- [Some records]

___

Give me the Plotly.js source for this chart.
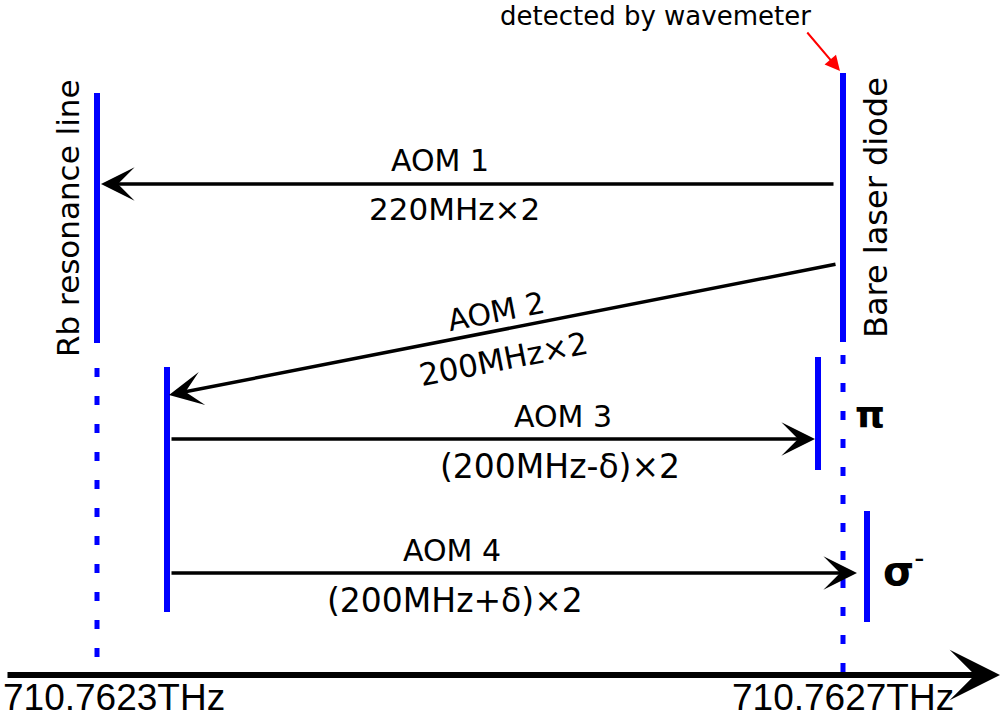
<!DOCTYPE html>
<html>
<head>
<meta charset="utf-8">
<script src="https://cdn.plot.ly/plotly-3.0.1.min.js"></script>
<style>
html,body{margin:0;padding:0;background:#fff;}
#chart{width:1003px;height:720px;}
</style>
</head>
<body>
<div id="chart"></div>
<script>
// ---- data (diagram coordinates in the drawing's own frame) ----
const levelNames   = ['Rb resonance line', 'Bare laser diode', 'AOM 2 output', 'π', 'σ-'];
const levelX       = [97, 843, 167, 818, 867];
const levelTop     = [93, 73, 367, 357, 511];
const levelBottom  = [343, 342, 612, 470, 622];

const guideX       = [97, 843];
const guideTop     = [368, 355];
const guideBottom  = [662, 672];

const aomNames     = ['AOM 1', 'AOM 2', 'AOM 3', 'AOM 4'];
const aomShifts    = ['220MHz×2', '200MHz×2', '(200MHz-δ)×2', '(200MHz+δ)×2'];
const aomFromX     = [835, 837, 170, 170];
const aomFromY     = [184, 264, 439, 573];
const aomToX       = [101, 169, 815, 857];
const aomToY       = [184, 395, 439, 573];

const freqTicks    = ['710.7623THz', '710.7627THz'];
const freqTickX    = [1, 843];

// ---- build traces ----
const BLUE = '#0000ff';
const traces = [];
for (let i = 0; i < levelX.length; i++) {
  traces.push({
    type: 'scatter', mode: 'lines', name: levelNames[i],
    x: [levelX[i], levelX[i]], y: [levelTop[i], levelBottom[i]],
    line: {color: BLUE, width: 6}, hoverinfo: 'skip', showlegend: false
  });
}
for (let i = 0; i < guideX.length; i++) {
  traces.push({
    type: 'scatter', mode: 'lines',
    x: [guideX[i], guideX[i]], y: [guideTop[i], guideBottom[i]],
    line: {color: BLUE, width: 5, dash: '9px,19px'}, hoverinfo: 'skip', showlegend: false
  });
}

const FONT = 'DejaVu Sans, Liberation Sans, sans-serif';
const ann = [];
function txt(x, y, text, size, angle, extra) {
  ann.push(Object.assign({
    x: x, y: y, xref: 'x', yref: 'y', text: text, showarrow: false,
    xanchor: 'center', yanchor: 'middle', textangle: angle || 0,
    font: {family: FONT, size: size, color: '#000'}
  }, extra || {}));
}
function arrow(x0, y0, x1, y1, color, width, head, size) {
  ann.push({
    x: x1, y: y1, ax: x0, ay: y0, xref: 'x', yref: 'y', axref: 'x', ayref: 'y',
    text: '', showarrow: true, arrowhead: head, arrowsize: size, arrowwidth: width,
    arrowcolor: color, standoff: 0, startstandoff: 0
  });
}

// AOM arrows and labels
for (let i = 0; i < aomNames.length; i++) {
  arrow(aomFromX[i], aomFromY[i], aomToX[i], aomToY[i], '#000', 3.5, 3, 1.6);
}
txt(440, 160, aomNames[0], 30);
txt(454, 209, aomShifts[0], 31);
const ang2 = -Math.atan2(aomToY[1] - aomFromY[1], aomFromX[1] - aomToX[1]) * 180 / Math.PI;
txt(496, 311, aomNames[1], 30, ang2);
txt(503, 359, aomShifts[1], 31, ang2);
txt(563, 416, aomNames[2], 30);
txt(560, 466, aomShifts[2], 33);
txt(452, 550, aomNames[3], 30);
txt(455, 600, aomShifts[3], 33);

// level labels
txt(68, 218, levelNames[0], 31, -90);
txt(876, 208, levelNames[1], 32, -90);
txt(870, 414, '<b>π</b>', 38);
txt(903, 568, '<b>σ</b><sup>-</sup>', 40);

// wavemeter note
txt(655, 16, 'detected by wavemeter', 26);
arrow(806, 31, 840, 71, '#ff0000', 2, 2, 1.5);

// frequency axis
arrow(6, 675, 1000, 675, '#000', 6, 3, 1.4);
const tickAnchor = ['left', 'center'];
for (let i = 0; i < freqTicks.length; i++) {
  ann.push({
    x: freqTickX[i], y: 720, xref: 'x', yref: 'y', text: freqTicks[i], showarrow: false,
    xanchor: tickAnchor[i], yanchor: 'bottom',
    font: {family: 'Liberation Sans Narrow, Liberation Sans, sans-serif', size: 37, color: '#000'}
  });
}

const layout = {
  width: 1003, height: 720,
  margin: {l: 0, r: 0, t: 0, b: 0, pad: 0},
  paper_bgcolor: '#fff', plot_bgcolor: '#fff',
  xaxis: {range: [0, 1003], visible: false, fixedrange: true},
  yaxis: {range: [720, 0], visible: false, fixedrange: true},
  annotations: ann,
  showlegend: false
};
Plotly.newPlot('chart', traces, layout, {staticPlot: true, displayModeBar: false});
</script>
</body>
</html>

___

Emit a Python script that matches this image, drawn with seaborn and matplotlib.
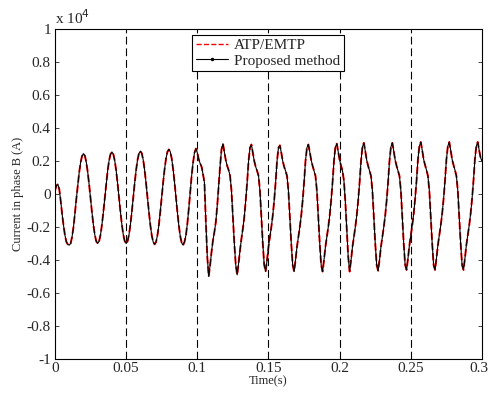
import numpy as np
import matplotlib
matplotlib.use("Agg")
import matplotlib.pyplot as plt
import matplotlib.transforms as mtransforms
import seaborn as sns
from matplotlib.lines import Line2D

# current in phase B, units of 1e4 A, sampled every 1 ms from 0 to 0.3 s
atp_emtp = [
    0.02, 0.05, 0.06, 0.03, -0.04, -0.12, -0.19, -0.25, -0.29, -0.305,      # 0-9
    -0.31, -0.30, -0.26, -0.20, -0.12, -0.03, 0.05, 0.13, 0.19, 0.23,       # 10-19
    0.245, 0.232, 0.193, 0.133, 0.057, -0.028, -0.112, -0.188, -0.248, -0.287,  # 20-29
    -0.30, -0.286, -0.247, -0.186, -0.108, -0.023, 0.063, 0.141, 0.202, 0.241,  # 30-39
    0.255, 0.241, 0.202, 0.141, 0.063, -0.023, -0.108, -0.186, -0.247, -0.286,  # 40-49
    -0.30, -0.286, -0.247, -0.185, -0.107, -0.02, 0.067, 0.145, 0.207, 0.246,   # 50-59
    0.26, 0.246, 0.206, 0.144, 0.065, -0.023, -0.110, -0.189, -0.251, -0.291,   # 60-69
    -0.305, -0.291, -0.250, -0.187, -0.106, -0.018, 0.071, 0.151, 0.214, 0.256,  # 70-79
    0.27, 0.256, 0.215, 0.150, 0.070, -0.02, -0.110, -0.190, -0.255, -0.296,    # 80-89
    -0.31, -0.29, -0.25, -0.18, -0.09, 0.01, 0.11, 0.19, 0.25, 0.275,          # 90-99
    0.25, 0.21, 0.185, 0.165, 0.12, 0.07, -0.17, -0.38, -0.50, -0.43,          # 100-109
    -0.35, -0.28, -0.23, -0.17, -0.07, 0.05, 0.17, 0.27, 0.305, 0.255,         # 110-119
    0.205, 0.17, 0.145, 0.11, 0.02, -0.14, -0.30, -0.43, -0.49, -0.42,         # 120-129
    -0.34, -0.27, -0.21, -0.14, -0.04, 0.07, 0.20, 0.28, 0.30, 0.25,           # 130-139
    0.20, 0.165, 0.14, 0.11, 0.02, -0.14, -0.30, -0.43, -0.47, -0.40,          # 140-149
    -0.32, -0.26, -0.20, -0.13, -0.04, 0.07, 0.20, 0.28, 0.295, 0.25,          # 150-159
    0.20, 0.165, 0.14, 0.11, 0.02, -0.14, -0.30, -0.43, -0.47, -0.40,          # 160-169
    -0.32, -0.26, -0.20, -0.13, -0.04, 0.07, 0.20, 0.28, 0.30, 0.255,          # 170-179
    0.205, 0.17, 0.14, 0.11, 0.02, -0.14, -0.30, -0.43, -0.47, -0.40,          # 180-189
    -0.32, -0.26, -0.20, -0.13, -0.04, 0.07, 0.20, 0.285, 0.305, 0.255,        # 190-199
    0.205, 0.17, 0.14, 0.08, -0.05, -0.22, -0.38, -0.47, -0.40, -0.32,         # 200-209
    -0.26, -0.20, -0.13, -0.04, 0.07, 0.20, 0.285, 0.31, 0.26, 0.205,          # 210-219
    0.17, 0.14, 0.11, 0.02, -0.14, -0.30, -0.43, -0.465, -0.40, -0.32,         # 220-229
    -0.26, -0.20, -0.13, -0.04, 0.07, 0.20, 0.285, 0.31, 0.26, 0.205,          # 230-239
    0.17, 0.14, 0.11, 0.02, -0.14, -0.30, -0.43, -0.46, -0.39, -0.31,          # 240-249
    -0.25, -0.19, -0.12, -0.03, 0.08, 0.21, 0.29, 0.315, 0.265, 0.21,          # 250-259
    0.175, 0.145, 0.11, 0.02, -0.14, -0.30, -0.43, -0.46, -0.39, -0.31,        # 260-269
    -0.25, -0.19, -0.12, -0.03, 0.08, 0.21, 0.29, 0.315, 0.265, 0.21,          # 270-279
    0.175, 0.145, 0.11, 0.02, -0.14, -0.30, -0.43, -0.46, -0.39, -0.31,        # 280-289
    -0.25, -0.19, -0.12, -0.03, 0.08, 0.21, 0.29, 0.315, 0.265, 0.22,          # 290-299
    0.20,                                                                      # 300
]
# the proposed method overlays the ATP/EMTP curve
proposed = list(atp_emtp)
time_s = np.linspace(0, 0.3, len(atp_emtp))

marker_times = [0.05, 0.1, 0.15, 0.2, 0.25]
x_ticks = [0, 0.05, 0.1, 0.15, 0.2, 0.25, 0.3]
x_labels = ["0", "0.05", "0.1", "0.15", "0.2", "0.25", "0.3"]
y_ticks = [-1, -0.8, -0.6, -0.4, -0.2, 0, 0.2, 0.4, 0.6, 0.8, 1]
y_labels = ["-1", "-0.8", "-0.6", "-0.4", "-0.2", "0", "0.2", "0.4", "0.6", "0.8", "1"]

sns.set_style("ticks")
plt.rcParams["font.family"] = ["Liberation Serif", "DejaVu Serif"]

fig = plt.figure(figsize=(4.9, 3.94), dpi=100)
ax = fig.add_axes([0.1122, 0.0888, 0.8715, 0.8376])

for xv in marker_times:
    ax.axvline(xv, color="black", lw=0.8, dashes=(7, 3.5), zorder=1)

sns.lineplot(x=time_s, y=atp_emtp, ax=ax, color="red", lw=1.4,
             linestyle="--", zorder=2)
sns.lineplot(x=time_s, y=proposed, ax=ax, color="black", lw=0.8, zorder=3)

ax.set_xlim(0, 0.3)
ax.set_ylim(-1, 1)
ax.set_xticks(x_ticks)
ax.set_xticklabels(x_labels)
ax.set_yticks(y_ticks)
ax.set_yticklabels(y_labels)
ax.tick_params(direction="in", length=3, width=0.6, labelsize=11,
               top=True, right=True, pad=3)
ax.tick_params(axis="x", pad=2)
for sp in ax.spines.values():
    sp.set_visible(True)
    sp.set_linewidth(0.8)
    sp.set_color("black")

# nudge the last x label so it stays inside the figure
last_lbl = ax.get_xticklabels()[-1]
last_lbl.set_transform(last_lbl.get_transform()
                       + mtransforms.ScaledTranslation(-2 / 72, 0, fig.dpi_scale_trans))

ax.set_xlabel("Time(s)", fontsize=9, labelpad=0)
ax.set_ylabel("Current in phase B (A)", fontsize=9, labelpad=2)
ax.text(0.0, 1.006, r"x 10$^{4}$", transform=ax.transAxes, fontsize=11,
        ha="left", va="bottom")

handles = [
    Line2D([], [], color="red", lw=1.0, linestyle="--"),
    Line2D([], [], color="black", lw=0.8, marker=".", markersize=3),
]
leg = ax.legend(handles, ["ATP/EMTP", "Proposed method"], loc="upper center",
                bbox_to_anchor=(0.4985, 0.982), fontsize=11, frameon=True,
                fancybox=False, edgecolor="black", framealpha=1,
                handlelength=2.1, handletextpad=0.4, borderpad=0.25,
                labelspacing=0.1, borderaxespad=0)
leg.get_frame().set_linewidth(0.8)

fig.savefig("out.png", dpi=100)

___

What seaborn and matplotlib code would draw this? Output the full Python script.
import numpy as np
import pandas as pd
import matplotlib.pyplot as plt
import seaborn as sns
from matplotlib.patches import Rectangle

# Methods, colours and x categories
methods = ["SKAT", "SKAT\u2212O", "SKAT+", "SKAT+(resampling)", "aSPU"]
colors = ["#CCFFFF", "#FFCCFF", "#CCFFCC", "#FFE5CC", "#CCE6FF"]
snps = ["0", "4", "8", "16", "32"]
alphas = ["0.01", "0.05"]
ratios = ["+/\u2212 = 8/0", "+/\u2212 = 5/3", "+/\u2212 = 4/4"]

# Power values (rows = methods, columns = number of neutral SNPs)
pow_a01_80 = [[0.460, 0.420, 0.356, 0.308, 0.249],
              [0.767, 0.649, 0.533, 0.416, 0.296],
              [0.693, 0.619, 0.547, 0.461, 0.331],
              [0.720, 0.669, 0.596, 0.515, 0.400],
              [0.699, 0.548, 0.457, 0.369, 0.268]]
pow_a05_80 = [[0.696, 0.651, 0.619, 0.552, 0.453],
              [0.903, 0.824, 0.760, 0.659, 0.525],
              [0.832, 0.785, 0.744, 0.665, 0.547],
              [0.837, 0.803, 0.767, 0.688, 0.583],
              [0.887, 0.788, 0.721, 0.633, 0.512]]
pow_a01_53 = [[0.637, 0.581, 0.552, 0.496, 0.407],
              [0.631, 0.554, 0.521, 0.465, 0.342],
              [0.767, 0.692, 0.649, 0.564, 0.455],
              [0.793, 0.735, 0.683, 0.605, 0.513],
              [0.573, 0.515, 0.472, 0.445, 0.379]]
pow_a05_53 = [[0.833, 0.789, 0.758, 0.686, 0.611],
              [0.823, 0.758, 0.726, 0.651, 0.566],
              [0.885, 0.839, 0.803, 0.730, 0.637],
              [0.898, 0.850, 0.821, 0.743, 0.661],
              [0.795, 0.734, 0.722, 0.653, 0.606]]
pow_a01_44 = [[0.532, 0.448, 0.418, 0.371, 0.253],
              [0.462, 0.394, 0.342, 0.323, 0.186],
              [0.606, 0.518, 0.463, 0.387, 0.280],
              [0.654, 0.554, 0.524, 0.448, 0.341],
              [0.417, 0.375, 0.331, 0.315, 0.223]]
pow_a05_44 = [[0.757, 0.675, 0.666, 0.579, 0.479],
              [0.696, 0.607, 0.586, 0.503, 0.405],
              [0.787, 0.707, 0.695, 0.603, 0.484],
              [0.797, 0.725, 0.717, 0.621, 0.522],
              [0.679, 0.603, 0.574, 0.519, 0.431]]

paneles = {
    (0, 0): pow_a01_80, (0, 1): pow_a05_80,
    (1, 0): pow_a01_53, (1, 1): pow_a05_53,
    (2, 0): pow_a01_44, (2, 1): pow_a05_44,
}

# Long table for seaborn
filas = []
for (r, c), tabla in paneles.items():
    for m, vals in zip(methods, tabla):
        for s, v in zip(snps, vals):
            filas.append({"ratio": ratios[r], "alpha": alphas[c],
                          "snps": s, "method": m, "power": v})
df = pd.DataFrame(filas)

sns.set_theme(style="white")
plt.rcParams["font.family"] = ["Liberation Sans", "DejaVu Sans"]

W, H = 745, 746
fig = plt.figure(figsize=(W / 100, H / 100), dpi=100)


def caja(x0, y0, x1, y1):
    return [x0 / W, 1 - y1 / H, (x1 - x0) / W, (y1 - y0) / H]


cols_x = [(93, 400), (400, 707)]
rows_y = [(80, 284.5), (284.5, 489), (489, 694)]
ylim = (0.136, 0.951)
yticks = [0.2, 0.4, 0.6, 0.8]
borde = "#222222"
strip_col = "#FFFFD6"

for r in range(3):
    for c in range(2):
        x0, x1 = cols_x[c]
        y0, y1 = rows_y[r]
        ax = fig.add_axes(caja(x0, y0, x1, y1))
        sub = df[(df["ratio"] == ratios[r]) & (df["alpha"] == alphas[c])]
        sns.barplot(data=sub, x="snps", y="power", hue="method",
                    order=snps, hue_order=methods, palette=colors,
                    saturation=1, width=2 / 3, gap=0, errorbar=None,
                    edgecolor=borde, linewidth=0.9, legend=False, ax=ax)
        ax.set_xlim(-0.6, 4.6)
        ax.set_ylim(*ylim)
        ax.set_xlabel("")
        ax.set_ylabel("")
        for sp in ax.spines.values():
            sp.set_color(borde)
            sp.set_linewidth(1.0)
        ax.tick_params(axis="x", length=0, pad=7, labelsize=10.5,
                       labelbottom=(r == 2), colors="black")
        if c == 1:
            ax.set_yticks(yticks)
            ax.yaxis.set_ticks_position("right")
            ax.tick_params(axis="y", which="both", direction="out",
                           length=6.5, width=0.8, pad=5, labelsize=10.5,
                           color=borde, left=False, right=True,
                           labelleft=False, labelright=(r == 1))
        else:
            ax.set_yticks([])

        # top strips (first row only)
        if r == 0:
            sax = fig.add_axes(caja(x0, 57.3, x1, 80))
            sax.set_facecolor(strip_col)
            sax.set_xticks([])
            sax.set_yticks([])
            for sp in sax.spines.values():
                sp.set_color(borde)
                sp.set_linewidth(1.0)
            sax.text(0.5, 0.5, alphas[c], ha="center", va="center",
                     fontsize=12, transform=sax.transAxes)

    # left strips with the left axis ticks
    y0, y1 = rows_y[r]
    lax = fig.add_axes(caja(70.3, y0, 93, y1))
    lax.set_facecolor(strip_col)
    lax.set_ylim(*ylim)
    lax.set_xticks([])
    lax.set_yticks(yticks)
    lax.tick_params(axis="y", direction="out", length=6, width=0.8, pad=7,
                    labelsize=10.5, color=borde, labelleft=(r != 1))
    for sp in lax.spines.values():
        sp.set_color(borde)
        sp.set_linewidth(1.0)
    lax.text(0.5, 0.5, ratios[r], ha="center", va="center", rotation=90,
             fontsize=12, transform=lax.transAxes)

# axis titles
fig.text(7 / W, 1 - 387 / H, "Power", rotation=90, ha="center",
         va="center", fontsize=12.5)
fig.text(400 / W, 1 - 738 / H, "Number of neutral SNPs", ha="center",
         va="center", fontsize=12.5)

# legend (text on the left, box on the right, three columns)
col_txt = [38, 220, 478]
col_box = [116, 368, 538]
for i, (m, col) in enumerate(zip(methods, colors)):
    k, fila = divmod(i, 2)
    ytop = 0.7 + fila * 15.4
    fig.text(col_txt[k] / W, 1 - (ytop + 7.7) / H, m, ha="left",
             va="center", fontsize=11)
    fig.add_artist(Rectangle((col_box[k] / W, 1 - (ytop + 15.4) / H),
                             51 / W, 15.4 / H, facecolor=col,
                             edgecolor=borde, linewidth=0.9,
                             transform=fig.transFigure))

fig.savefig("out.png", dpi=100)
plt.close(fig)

___

- [WRITTEN TASK]
Pull out every line above that holds the word "matplotlib".

- [RESPONSE]
Emit a Python script that matches this image, drawn with seaborn and matplotlib.
import matplotlib
matplotlib.use("Agg")
import matplotlib.pyplot as plt
import matplotlib.transforms as mtransforms
from matplotlib.lines import Line2D
What seaborn and matplotlib code would draw this? Output the full Python script.
import matplotlib.pyplot as plt
from matplotlib.patches import Rectangle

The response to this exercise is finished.